La question de savoir à quel peuple autochtone appartient Tio’tia:ke (Montréal) n’est pourtant pas si simple, explique Eric Pouliot-Thisdale, un chercheur au Département d’histoire et de démographie de l’Université de Montréal. Il a également été archiviste et chercheur pour des conseils de bande «en matière légale et historique» et est lui-même Mohawk et Innu.

«Le lac Ontario, New York et [Montréal], formaient un genre de triangle délimitant le territoire mohawk. [Montréal] était comme la pointe nord-est du secteur où les Mohawks installaient des campements occasionnels», raconte-t-il. Le chercheur qualifie l’occupation de Montréal par les Mohawks, ces campements «qui duraient de dix à vingt ans, qui déménageaient tout le temps pour que le sol ne soit pas surexploité» comme du «semi-sédentarisme».

Eric Pouliot-Thisdale confirme que le mont Royal était un lieu de rencontres, «parce qu’évidemment, il y avait des Algonquins au nord de l’île. Il y avait donc évidemment des rencontres occasionnelles d’Algonquins et de Mohawks sur l’île de Montréal». Toutefois, quand vient le temps de savoir comment les relations et les échanges entre les peuples se déroulaient et qui occupait la montagne, «c’est très spéculatif», insiste-t-il.
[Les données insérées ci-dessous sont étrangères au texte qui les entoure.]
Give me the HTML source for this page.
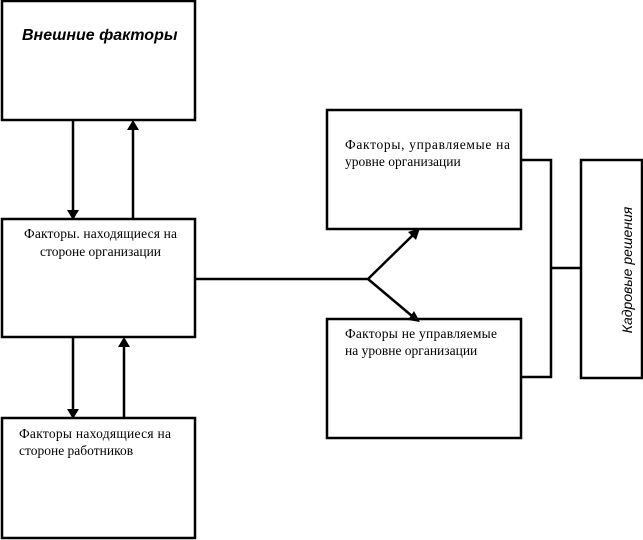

«La présence autochtone sur l’île n’était donc pas particulièrement stable», conclut-il.

Pour le chercheur, peu importe à quelle nation appartient le mont Royal, la croix devrait tout de même être démontée. «Si on a retiré la croix de toutes les institutions au nom de la laïcité, et tous ces trucs-là, alors ce serait la moindre des choses, vraiment.» À l’instar des mères mohawks, il perçoit ce symbole religieux «comme un affront».

C’était un lieu de rencontre, mais là, ce qui prime quand on regarde le mont Royal, c’est la croix. C’est un symbole de supériorité, encore.

Eric Pouliot-Thisdale, chercheur au Département d’histoire et de démographie de l’Université de Montréal.